Transition Metal Nanoparticles as Catalysts on the way Towards a Green and Sustainable Energy Future

Abstract

Tremendous efforts have been devoted to apply the catalysis in chemical industries with the goal of minimizing the waste following the requirements of green chemistry. Transition metals are particularly effective in catalyzing many industrially important processes under mild conditions and providing selectivity for the processes where the formation of special products is targeted. Three major reactions will be discussed where the use of transition metals as catalysts is expected to play a vital role in the industrial transition towards a green and sustainable future: (i) the conversion of neat acetone to 2-propanol with 100% selectivity under ambient conditions; (ii) the complete hydrogenation of neat arenes to cyclohexane derivatives with 100% selectivity at room temperature and low pressure of H2 gas; and (iii) the hydrolytic dehydrogenation of ammonia borane which has been considered as one of the most promising candidates for the solid hydrogen storage materials. The use of colloidal transition metal nanocatalysts provide a significantly green way for the conversion of neat acetone to isopropanol. It will be shown that the zeolite confined transition metal nanoclusters catalyze the hydrogenation of neat benzene to cyclohexane with high turnover frequency and long lifetime. Hydrogen generation from the hydrolysis of ammonia borane at room temperature is shown to be catalyzed by noble metal(0) nanoparticles, supported on the surface of oxide nanopowder.
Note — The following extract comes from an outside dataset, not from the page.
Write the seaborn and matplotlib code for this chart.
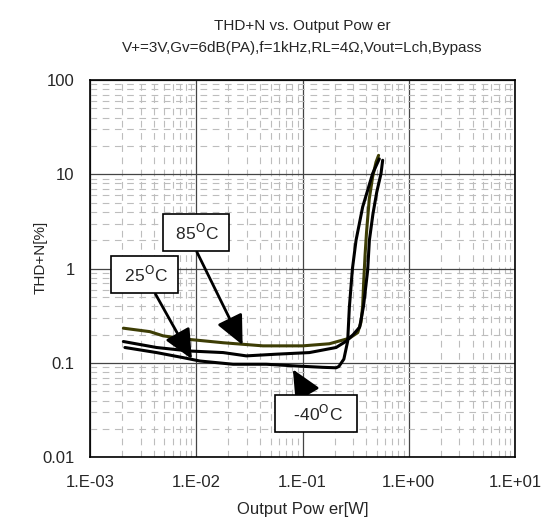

Particularly, making the noble metal(0) nanoparticles to be magnetically separable by supporting them on the magnetic oxide nanopowders results in the formation of the nanocatalysts with superb catalytic activity, exceptionally long lifetime and outstanding reusability for releasing 3 equivalent H2 gas per mole of ammonia borane at room temperature; that is, very high utilization efficiency of transition metal(0) nanocatalysts is obtained for hydrogen generation.